The thing is working for me as is. Things can be enhanced everywhere, I know.
On client side the things are a bit nicer already and can be maintained quite easily.
On backup cache, almost nothing is automated as of now. My configuration is found as is in this repo. There, some nice helpers would be really needed. E.g., I would really like to have some templates around that help setting up a new client. Also, getting this done from the client itself would be nice.
I know, now there are web frontends and other ideas in you mind. Nice to have, but not doable with the time budget I was spending into it as of now.
Also, there are no installation helpers provided as of now. As things need to be installed, the files need to be copied manually as described above.
As there is not too much automation around as of now, things are also quite transparent. The whole bash code is not more than ~250 lines of code. This is the positive side of being lightweight.

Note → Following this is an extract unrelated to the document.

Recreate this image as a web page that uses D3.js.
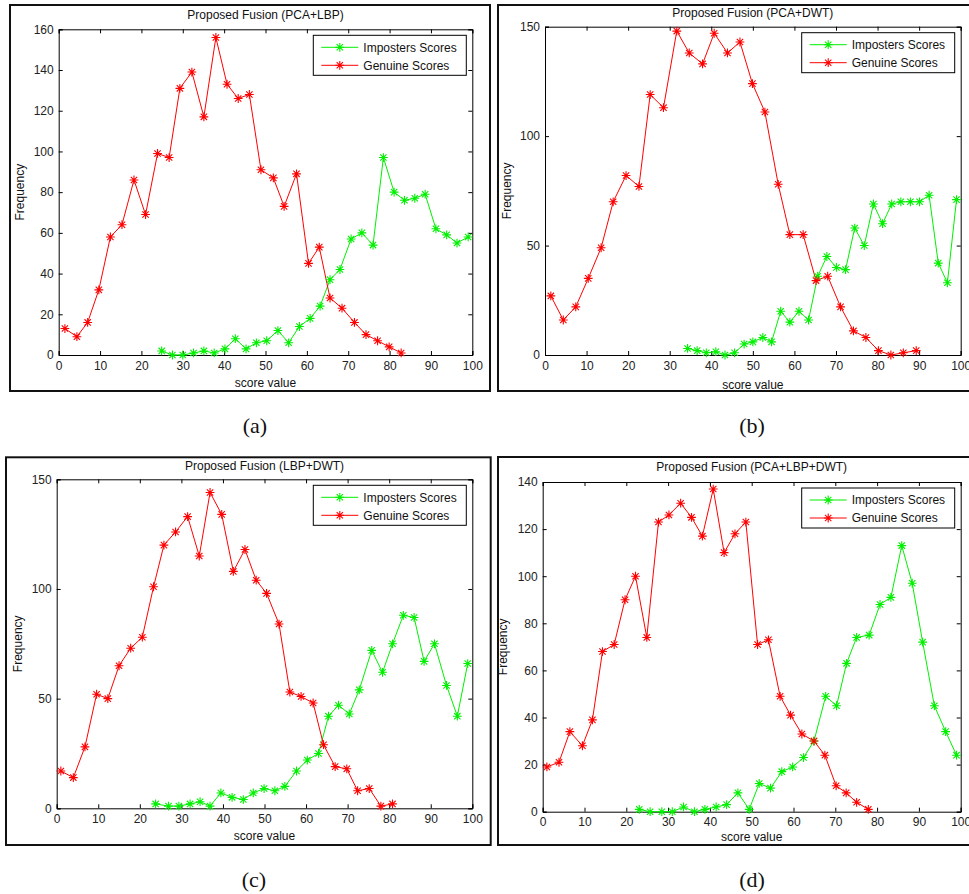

- Check to realize things on client on top of other projects, e.g. this one: https://pypi.org/project/rsync-system-backup/
- Python is so nice, why for hell did I start with bash? If a Python based client setup is used (from pypi), everything shall be converted into Python!
- On the cache, scan the rsync.conf from borg_backup.sh and fetch all the information on backup locations from there automatically. There is some information that is not given in the rsync.conf (the level). This shall be taken from a dedicated file. The module name shall be the common key for configurations. rsync seems to be robust against options it does not undestand in the rsycnd.conf. However, this leads to an error message on daemon start.

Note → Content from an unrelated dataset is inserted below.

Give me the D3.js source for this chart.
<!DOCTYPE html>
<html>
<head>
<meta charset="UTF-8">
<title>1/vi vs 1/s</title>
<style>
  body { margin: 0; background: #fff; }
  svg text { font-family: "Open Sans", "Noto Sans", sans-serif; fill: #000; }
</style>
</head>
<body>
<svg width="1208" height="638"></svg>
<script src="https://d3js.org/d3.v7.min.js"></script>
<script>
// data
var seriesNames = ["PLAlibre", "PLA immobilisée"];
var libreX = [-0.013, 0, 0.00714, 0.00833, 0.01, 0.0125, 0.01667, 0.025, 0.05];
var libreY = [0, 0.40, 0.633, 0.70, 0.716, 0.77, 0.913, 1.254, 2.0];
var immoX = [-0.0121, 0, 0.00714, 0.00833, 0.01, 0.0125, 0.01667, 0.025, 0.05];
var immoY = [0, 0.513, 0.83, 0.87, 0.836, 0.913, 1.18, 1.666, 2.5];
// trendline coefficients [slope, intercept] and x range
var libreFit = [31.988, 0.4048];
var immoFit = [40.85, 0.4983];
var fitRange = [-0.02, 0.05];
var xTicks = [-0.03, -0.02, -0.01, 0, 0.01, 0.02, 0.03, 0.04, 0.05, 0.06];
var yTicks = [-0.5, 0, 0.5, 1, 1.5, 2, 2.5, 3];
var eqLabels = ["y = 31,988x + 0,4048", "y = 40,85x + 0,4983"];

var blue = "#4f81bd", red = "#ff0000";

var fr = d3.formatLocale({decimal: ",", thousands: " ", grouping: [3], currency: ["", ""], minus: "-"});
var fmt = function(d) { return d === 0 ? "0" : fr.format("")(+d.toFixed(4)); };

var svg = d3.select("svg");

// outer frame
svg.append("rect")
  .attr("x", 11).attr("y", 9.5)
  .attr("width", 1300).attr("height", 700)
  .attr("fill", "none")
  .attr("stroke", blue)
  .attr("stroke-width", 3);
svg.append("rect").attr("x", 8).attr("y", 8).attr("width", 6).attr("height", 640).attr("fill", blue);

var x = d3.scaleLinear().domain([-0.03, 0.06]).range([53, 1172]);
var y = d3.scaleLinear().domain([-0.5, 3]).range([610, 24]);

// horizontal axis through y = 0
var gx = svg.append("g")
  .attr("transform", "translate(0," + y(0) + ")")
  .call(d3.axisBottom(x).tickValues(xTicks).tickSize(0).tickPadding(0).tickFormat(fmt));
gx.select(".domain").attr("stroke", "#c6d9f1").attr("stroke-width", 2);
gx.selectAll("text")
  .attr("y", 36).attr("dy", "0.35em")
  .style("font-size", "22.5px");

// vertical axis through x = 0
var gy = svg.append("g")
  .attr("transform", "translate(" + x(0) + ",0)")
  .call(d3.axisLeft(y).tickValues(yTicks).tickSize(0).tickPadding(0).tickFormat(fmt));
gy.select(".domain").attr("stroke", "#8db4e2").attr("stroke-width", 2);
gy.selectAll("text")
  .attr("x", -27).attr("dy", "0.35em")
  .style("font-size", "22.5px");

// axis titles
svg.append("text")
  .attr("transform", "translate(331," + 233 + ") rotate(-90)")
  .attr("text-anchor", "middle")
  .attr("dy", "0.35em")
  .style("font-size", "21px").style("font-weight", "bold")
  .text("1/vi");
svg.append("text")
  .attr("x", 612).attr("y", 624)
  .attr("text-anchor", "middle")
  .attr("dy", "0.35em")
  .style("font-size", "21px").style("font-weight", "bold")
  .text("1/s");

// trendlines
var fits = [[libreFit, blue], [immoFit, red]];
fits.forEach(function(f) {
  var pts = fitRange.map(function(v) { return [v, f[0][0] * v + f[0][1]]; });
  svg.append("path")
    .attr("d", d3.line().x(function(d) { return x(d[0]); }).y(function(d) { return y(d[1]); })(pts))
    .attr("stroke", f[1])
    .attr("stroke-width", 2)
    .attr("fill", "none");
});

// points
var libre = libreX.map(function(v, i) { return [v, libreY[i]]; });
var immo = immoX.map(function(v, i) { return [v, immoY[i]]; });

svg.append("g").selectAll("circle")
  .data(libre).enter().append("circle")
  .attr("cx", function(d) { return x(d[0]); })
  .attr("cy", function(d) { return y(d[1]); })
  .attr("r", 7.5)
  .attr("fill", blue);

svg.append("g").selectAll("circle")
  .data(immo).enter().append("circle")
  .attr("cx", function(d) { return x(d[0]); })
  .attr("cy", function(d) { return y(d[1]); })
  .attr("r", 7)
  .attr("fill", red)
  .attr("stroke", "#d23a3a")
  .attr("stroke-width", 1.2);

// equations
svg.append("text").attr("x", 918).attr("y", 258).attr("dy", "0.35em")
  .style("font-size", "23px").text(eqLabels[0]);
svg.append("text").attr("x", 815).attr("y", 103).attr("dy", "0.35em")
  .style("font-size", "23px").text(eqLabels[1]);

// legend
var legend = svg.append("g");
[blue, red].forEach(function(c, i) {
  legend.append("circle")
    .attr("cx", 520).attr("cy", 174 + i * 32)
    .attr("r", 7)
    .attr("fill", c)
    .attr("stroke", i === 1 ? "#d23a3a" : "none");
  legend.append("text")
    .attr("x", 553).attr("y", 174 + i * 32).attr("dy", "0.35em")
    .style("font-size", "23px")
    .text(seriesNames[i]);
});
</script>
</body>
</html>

- As a follow up to the activity before, provide a template engine that creates the rsyncd.conf from a common configuration file and fills the common parts from a template. Provide a tool to update the rsyncd.conf and perhaps also check there configuration is read without errors.
- Is there a way to register a new client from a command run on the client itself- there is but does this make sense?
- The rsync cache will not be affected by the amnesia script. Also clean things from the deleted files rsync backups.